## Recorded information
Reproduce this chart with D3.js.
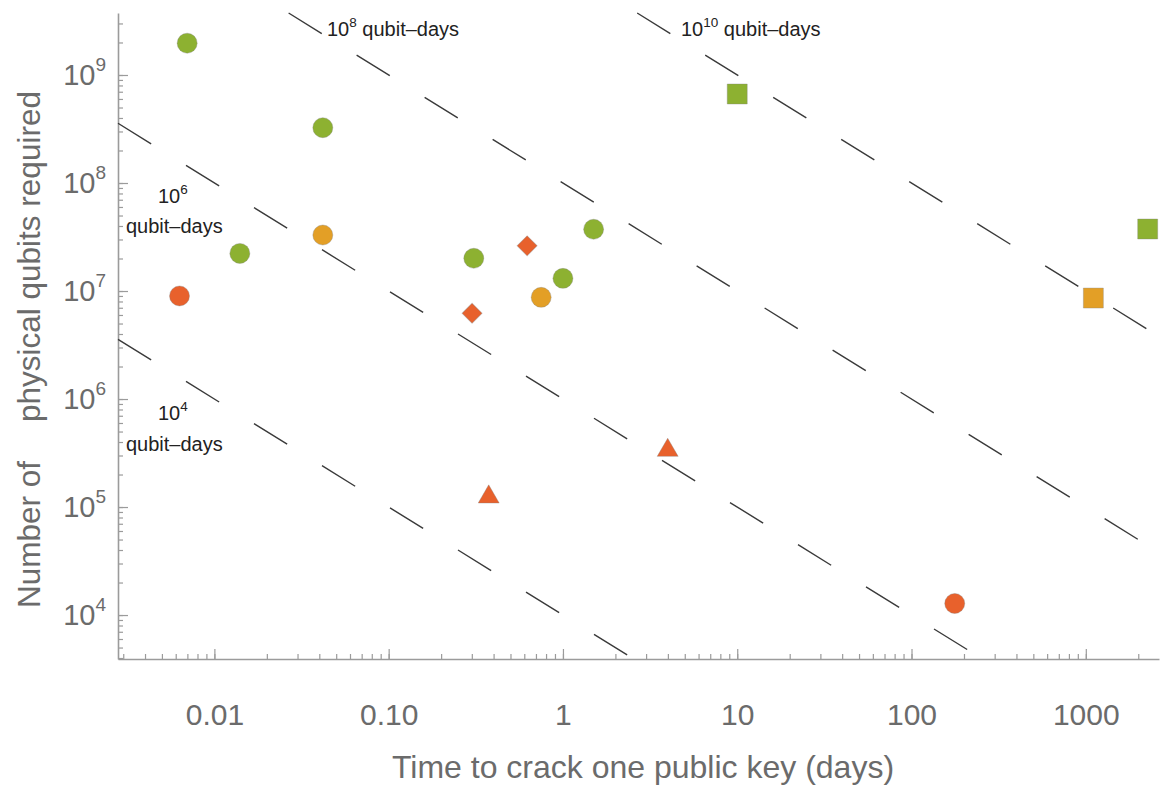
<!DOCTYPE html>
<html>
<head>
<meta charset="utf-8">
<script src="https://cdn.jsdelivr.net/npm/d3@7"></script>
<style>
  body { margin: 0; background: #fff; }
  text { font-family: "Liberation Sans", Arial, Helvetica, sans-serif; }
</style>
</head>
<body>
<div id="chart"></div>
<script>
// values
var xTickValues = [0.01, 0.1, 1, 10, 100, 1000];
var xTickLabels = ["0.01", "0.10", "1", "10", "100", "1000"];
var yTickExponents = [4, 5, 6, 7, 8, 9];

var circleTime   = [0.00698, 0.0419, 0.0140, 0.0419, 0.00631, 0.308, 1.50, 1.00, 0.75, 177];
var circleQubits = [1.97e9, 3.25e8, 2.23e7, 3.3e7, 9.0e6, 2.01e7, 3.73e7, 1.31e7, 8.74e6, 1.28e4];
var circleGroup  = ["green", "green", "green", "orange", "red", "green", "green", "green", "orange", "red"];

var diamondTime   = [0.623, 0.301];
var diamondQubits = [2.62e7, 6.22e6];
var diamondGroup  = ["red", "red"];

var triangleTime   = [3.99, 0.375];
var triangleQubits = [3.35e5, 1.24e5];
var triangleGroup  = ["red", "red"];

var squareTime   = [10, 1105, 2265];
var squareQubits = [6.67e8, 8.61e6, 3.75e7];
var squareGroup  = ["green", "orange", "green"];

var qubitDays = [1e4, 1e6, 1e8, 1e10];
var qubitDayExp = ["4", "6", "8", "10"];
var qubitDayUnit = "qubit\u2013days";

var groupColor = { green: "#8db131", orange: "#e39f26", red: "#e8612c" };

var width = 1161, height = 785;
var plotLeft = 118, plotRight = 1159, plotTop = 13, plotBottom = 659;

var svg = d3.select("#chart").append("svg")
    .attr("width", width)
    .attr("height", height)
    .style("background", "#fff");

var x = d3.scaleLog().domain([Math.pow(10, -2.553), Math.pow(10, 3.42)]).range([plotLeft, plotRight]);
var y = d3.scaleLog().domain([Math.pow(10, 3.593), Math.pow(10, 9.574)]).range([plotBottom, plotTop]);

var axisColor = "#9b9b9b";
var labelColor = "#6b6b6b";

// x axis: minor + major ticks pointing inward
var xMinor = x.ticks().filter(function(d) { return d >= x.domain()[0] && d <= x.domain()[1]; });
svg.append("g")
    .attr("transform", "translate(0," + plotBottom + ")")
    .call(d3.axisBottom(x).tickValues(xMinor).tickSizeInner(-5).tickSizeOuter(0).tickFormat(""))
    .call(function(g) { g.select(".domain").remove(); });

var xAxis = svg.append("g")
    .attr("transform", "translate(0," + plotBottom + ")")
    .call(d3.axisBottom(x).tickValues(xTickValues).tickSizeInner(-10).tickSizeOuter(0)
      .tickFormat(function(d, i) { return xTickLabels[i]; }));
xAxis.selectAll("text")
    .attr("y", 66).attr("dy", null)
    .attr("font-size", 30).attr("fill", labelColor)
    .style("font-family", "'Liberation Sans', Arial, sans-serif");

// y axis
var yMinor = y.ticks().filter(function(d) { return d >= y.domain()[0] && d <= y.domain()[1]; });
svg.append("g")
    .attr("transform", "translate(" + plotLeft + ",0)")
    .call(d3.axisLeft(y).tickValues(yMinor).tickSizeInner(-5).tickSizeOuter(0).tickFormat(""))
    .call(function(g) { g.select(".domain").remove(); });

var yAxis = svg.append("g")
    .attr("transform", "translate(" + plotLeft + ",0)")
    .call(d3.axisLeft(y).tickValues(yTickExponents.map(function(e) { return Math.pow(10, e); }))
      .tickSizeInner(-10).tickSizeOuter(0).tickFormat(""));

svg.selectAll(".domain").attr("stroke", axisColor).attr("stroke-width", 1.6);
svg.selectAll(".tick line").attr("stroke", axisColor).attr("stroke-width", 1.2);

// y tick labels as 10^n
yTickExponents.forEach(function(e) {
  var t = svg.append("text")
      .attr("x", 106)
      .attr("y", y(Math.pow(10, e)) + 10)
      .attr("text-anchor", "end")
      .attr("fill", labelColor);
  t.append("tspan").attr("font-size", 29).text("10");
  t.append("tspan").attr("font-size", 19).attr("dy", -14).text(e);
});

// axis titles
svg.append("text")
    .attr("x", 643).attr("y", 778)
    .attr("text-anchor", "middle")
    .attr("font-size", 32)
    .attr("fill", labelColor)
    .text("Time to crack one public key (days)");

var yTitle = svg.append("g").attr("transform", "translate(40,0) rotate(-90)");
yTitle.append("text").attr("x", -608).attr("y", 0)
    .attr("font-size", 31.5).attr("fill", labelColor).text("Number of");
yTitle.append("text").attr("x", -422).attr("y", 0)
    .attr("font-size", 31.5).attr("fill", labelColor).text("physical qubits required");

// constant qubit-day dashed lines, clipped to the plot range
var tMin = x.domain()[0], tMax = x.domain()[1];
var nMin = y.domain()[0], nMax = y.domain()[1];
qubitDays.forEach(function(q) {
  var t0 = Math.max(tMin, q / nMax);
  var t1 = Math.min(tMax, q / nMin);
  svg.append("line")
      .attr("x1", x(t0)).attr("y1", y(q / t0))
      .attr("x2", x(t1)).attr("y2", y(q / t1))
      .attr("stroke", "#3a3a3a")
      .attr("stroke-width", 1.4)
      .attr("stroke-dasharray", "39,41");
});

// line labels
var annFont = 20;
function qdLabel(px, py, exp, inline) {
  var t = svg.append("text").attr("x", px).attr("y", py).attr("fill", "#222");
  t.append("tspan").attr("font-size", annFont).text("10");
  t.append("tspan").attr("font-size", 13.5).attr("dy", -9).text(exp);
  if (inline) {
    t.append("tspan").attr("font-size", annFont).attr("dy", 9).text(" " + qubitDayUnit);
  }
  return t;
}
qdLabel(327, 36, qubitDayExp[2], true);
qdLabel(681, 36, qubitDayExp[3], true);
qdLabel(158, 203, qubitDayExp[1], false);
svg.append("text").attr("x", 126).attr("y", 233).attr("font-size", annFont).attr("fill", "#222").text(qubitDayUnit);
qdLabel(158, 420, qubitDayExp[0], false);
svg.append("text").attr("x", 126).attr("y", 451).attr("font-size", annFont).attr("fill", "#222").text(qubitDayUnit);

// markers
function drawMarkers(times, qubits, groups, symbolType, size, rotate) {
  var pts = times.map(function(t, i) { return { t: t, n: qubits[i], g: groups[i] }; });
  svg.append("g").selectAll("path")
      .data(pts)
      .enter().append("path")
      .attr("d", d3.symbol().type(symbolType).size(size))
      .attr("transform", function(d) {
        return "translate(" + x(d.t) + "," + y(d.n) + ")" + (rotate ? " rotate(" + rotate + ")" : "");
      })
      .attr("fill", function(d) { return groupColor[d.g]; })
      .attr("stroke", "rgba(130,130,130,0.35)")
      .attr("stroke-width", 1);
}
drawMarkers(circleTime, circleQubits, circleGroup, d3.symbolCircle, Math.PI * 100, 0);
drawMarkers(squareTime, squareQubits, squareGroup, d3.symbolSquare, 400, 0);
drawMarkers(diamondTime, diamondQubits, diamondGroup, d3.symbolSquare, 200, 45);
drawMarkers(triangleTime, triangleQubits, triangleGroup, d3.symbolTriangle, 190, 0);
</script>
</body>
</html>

* * *

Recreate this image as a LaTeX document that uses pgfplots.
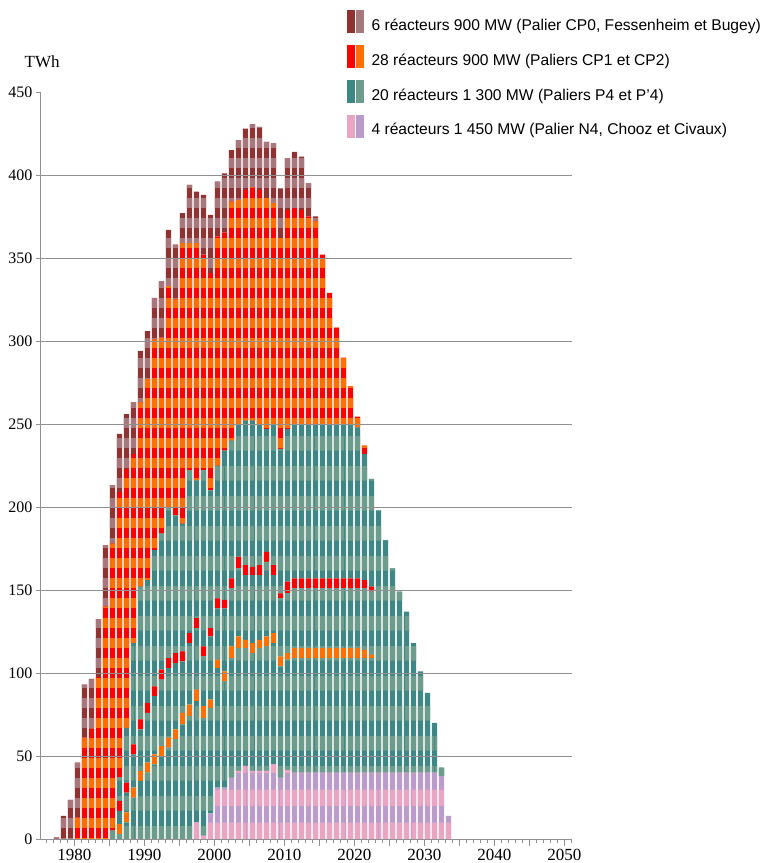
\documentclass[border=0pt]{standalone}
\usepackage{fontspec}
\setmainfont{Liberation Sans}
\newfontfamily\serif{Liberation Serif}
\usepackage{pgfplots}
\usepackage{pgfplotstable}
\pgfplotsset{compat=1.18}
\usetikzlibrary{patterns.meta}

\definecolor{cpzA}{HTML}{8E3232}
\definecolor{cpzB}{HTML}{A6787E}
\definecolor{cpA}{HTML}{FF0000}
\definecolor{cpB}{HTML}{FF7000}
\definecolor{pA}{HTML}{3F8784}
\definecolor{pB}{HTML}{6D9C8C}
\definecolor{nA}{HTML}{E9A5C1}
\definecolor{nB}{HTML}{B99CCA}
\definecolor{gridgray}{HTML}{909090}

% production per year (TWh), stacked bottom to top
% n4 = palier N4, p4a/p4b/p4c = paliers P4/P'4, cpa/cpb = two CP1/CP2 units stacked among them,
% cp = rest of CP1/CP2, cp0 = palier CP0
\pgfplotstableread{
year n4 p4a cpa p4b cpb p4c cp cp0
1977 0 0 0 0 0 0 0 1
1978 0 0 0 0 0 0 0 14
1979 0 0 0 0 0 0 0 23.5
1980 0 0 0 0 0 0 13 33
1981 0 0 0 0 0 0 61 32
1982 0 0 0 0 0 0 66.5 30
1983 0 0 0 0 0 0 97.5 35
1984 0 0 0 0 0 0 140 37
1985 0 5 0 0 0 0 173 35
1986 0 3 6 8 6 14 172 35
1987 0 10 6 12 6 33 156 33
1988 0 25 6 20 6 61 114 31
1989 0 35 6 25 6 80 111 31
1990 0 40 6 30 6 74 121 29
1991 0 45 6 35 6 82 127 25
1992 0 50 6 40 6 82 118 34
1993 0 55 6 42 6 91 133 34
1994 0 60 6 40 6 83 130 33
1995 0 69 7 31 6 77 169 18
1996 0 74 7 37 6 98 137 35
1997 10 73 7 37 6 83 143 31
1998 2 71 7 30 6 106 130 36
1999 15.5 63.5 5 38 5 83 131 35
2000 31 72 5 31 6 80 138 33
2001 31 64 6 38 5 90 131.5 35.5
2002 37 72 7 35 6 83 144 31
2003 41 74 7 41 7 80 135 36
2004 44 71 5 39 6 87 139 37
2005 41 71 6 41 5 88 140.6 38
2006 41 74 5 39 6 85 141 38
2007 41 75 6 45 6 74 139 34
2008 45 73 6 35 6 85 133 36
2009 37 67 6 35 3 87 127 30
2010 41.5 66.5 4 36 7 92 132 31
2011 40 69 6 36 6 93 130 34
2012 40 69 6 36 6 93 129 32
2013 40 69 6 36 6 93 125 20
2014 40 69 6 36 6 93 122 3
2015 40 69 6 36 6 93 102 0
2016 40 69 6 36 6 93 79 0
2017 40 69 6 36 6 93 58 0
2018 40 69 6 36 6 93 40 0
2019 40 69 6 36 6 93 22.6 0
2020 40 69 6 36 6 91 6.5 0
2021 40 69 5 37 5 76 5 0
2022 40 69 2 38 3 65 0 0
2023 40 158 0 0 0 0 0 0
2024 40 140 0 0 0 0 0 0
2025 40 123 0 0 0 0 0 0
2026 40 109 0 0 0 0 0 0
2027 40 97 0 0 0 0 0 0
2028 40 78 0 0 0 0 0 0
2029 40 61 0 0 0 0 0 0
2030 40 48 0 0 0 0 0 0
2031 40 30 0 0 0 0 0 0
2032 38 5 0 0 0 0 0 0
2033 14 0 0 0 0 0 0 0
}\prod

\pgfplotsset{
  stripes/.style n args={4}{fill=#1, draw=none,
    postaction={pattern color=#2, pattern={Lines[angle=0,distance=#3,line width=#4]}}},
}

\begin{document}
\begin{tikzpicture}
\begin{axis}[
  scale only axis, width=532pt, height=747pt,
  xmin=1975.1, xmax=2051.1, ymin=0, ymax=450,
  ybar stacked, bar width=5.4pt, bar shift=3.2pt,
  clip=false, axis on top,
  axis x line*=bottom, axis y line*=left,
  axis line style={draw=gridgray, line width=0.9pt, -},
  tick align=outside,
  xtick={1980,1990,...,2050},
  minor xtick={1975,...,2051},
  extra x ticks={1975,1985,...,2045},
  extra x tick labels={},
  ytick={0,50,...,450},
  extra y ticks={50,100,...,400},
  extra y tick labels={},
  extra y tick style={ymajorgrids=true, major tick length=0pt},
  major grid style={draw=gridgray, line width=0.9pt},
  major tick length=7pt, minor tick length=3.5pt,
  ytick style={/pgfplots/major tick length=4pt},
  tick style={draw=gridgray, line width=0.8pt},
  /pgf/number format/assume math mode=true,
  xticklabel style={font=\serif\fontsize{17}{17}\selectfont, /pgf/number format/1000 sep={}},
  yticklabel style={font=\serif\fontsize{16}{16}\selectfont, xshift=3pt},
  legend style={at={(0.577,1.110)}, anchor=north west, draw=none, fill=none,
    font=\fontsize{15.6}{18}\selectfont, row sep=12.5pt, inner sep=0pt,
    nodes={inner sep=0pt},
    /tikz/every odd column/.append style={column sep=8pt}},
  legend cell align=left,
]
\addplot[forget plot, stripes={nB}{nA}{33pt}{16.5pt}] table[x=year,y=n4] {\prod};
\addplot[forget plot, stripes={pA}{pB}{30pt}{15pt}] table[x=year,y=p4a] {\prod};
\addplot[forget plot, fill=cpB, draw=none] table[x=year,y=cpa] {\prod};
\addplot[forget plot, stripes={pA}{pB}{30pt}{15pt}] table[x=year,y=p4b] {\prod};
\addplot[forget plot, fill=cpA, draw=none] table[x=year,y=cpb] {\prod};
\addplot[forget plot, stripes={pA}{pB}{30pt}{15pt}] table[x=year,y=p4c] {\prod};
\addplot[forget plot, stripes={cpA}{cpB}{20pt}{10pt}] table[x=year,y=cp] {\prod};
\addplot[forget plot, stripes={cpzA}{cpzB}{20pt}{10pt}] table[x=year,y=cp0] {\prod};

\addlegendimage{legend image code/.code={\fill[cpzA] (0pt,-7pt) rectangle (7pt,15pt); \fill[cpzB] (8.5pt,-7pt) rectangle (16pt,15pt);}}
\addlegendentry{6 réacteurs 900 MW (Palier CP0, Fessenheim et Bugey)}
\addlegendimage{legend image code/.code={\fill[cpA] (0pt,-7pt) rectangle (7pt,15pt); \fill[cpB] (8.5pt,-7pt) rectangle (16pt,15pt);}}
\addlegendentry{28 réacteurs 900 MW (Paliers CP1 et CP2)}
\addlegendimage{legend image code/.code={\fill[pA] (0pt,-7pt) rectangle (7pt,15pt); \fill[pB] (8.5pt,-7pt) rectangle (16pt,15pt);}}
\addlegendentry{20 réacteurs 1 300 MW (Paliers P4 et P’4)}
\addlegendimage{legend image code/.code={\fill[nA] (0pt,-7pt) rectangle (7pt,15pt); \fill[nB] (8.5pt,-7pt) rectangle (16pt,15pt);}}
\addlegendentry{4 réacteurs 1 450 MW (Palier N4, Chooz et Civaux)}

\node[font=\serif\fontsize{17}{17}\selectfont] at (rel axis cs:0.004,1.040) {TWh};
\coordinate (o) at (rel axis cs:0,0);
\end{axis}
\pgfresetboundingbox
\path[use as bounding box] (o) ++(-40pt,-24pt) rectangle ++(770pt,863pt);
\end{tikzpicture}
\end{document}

...

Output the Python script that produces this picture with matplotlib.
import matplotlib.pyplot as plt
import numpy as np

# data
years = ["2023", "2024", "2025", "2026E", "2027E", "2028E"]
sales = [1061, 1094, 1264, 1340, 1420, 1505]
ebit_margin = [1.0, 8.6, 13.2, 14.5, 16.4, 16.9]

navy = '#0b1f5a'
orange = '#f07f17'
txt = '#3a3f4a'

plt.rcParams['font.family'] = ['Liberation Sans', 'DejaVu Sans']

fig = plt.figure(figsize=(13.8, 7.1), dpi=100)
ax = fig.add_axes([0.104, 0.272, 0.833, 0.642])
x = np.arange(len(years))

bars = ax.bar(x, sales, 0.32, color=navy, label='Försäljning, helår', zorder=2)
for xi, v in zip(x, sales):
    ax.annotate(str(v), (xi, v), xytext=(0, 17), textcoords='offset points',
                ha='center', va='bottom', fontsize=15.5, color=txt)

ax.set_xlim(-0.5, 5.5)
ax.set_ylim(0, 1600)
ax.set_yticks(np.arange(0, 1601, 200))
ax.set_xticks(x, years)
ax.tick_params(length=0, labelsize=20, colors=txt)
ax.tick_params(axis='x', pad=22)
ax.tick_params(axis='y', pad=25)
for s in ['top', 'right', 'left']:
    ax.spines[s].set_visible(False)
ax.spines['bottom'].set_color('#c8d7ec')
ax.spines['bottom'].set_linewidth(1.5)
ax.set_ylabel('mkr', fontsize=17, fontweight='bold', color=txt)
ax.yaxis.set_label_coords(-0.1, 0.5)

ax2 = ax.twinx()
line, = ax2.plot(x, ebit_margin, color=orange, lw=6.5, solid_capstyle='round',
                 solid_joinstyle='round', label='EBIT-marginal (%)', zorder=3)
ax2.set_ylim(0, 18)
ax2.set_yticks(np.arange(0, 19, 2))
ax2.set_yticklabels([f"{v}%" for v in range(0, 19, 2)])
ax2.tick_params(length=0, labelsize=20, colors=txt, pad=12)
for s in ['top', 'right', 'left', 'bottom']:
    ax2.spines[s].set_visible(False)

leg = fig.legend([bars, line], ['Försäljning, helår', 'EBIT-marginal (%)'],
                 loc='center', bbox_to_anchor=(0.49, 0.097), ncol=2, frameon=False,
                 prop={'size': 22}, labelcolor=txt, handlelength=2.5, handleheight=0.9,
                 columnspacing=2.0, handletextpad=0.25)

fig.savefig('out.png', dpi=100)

## Work to complete
Leave out the pictures and transcribe exactly the lines from the one containing "Reproduce this chart with D3.js." through the one containing "var yTickExponents = [4, 5, 6, 7, 8, 9];".

## Written response
Reproduce this chart with D3.js.
<!DOCTYPE html>
<html>
<head>
<meta charset="utf-8">
<script src="https://cdn.jsdelivr.net/npm/d3@7"></script>
<style>
  body { margin: 0; background: #fff; }
  text { font-family: "Liberation Sans", Arial, Helvetica, sans-serif; }
</style>
</head>
<body>
<div id="chart"></div>
<script>
// values
var xTickValues = [0.01, 0.1, 1, 10, 100, 1000];
var xTickLabels = ["0.01", "0.10", "1", "10", "100", "1000"];
var yTickExponents = [4, 5, 6, 7, 8, 9];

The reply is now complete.